***** Extracted material

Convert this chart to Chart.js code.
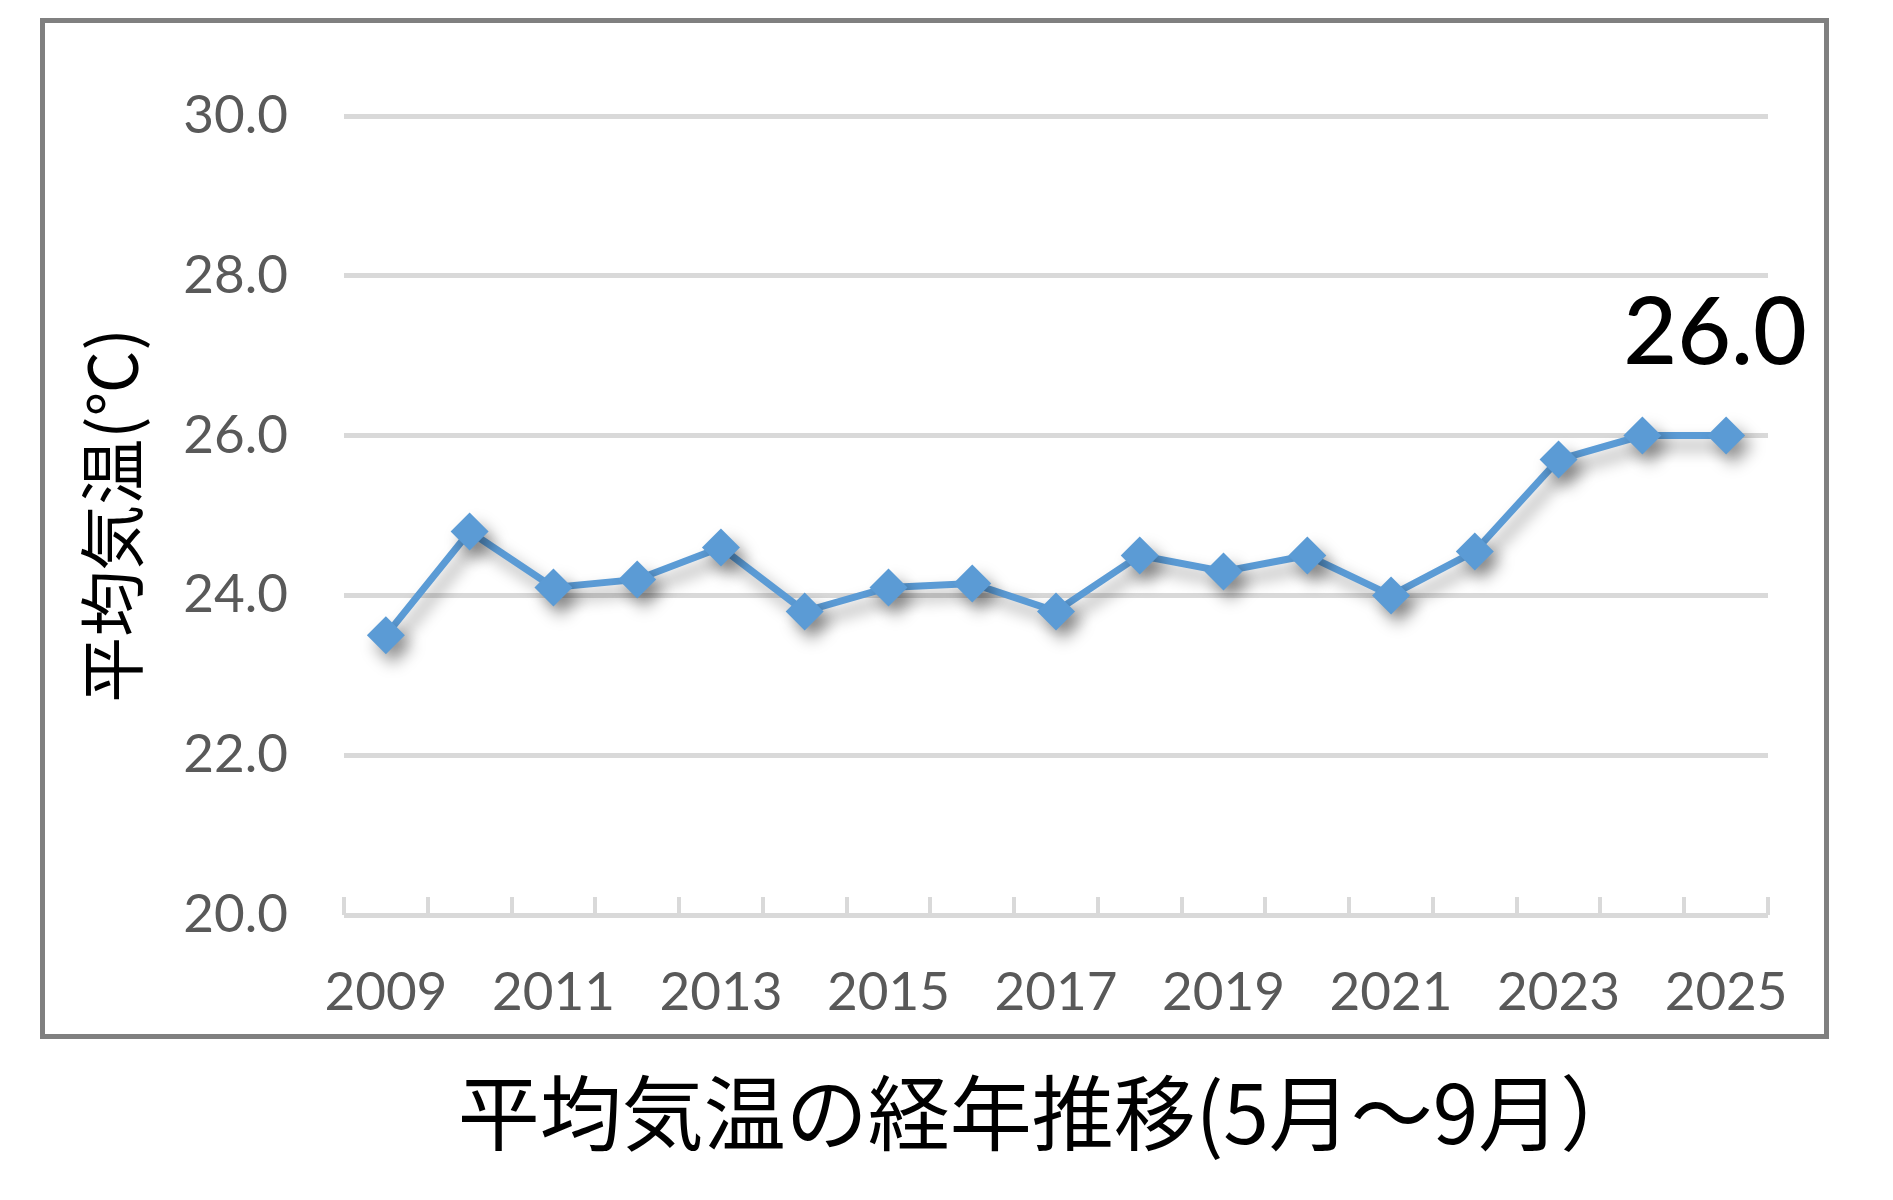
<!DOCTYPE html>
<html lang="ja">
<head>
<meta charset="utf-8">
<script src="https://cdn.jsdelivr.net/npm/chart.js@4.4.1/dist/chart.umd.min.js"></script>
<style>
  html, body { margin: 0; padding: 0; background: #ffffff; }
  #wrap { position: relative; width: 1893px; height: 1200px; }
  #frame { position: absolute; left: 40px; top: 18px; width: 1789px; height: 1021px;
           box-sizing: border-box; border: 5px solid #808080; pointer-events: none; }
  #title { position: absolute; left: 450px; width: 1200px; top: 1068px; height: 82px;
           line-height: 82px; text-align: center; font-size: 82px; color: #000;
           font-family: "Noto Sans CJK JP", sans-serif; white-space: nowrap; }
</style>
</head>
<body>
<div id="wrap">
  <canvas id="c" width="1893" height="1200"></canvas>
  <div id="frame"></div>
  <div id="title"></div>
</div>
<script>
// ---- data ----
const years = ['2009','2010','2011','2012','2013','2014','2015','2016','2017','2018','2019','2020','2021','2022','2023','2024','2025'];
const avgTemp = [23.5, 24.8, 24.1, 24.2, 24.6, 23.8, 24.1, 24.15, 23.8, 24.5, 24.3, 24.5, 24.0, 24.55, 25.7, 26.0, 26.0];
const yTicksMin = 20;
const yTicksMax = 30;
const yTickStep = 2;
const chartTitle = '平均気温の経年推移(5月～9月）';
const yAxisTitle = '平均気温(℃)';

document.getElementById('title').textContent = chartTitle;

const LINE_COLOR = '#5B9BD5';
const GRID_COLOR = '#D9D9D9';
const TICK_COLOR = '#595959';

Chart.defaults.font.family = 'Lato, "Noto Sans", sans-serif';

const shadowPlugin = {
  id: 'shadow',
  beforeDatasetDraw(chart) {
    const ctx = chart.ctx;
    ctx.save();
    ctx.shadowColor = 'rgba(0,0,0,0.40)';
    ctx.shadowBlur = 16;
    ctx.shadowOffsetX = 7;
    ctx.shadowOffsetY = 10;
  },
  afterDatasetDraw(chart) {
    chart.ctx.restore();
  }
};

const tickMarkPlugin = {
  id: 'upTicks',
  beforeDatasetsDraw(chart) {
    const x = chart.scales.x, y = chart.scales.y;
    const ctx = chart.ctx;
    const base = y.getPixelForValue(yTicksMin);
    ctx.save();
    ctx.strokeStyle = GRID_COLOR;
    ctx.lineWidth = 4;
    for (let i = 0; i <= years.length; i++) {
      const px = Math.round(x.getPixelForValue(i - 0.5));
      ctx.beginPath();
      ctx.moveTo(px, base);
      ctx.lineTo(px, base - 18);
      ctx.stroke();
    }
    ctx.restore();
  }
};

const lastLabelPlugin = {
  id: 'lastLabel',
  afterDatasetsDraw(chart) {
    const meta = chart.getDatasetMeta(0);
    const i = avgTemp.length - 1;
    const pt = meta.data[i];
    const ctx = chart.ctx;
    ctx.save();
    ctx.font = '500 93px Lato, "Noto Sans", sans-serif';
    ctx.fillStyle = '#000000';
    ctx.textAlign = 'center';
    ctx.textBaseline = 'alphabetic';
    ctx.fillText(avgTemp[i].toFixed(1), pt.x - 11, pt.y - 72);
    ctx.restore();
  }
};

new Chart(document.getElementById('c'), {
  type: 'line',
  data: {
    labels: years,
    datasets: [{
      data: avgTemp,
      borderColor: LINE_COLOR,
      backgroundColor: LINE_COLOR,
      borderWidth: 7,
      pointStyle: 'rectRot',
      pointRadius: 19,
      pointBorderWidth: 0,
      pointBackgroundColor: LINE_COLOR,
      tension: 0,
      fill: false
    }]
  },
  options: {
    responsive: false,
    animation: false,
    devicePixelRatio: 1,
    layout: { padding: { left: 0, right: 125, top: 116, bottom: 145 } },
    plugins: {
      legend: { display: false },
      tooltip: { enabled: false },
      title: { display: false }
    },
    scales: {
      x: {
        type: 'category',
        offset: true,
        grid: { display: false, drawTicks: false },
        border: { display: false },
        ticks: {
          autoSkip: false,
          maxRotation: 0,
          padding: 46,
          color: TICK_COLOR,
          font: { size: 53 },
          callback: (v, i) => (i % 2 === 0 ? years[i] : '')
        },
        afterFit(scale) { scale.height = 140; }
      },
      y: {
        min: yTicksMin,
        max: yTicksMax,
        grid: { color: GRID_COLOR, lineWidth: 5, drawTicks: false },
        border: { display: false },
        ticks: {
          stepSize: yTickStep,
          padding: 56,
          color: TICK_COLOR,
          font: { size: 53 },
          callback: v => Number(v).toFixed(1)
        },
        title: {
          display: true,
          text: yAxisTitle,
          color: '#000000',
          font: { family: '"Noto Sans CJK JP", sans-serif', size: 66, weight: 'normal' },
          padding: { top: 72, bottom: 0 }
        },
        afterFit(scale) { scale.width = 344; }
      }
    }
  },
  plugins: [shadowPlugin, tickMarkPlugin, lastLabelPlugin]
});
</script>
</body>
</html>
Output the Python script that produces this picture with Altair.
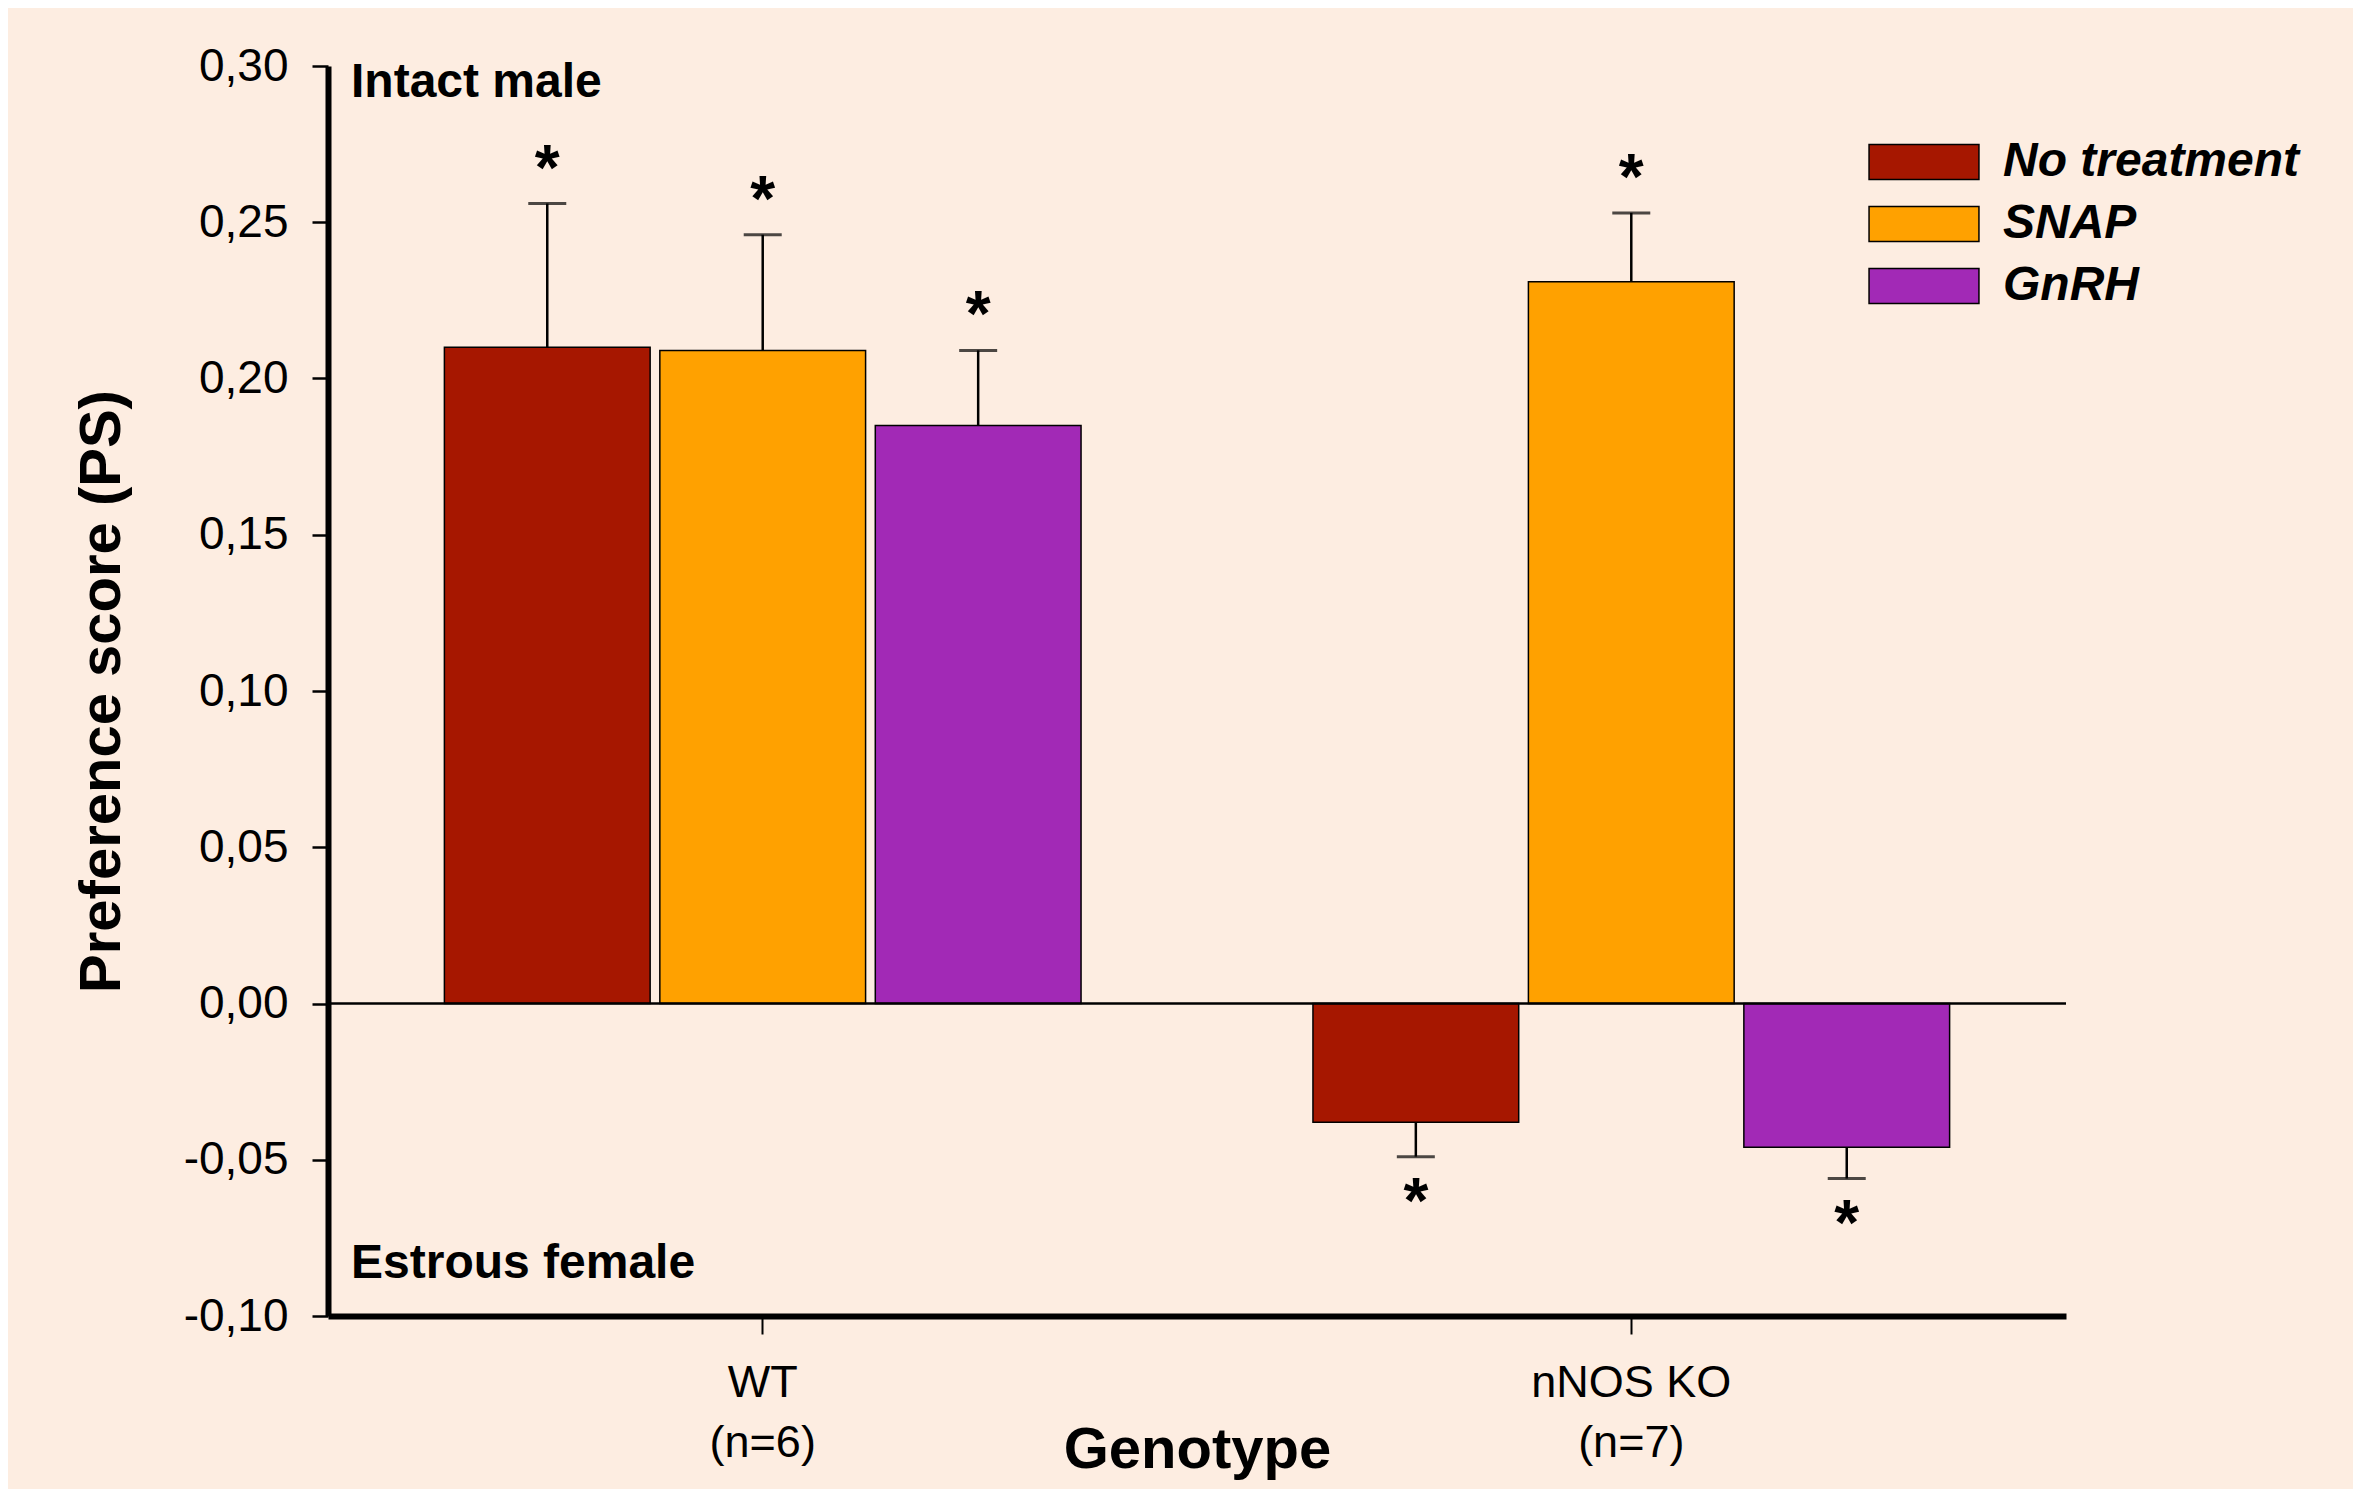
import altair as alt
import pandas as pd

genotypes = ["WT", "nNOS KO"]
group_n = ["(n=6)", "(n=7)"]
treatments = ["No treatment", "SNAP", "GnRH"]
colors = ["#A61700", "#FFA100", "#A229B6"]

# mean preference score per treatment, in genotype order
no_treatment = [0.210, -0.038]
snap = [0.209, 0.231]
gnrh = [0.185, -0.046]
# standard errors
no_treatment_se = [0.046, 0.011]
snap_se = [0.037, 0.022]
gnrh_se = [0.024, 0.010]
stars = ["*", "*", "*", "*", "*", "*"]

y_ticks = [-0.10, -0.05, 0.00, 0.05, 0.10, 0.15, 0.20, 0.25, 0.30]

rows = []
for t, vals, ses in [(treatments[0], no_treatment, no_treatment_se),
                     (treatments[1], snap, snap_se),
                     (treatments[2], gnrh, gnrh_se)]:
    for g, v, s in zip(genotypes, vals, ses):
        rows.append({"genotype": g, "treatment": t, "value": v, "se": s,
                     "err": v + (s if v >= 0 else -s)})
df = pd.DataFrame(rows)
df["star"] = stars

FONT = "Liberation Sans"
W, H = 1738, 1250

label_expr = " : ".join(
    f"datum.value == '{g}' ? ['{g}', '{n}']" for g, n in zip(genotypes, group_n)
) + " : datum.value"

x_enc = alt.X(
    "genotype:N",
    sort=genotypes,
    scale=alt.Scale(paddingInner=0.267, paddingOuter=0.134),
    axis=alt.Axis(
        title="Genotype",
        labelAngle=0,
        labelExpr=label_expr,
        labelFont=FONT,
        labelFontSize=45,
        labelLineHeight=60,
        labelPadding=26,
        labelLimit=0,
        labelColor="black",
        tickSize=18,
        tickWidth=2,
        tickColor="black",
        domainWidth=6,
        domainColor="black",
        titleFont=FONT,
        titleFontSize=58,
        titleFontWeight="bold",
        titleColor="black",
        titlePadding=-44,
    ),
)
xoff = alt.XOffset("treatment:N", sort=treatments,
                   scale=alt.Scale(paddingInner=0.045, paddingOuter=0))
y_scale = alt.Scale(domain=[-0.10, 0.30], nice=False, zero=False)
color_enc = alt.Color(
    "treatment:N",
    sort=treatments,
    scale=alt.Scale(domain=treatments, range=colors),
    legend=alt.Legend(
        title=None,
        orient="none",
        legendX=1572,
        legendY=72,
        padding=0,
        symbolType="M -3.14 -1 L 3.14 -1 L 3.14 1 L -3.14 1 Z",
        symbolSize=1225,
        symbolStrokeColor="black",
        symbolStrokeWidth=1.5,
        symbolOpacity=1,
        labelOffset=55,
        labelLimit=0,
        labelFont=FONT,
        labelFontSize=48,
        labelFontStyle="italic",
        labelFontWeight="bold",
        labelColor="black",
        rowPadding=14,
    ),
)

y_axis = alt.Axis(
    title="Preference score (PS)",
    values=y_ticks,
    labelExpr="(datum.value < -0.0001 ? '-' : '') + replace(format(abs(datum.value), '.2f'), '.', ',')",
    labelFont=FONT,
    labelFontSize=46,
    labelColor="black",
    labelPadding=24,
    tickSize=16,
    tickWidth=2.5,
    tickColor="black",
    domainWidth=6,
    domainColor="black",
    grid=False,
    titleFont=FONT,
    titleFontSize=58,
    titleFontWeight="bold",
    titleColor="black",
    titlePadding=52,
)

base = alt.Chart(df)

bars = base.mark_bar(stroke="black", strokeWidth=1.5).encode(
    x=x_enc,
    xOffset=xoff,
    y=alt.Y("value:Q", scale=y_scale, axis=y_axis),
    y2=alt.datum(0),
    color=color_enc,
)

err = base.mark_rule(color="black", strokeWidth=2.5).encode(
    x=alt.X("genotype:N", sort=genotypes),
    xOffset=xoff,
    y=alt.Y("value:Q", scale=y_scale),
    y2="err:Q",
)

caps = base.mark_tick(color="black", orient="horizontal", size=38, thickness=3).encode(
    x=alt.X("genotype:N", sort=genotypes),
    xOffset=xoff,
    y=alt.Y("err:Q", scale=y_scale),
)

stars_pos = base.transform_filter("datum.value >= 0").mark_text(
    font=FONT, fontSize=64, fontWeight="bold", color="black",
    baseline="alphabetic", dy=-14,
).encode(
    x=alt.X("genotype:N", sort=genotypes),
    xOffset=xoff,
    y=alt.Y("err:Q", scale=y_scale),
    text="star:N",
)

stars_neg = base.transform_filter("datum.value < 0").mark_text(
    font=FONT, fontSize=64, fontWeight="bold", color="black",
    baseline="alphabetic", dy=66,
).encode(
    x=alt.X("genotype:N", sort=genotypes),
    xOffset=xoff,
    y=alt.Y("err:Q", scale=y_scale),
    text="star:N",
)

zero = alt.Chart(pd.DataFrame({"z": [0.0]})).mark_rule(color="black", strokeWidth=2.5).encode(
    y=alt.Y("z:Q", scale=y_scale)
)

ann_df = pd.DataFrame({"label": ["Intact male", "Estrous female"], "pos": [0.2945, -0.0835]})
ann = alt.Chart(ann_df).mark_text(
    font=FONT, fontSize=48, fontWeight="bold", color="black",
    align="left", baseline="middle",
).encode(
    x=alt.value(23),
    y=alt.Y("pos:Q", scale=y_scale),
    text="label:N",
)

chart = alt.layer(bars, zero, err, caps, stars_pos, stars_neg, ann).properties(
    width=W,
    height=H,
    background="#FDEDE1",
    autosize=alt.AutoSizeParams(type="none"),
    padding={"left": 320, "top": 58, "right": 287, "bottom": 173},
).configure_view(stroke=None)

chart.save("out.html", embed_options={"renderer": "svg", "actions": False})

**********

# Work to complete
Extract the part of the records that opens with the line containing "Output the Python" and closes with the line containing "W, H = 1738, 1250". Take only those lines, exactly, and no pictures.

# The output
Output the Python script that produces this picture with Altair.
import altair as alt
import pandas as pd

genotypes = ["WT", "nNOS KO"]
group_n = ["(n=6)", "(n=7)"]
treatments = ["No treatment", "SNAP", "GnRH"]
colors = ["#A61700", "#FFA100", "#A229B6"]

# mean preference score per treatment, in genotype order
no_treatment = [0.210, -0.038]
snap = [0.209, 0.231]
gnrh = [0.185, -0.046]
# standard errors
no_treatment_se = [0.046, 0.011]
snap_se = [0.037, 0.022]
gnrh_se = [0.024, 0.010]
stars = ["*", "*", "*", "*", "*", "*"]

y_ticks = [-0.10, -0.05, 0.00, 0.05, 0.10, 0.15, 0.20, 0.25, 0.30]

rows = []
for t, vals, ses in [(treatments[0], no_treatment, no_treatment_se),
                     (treatments[1], snap, snap_se),
                     (treatments[2], gnrh, gnrh_se)]:
    for g, v, s in zip(genotypes, vals, ses):
        rows.append({"genotype": g, "treatment": t, "value": v, "se": s,
                     "err": v + (s if v >= 0 else -s)})
df = pd.DataFrame(rows)
df["star"] = stars

FONT = "Liberation Sans"
W, H = 1738, 1250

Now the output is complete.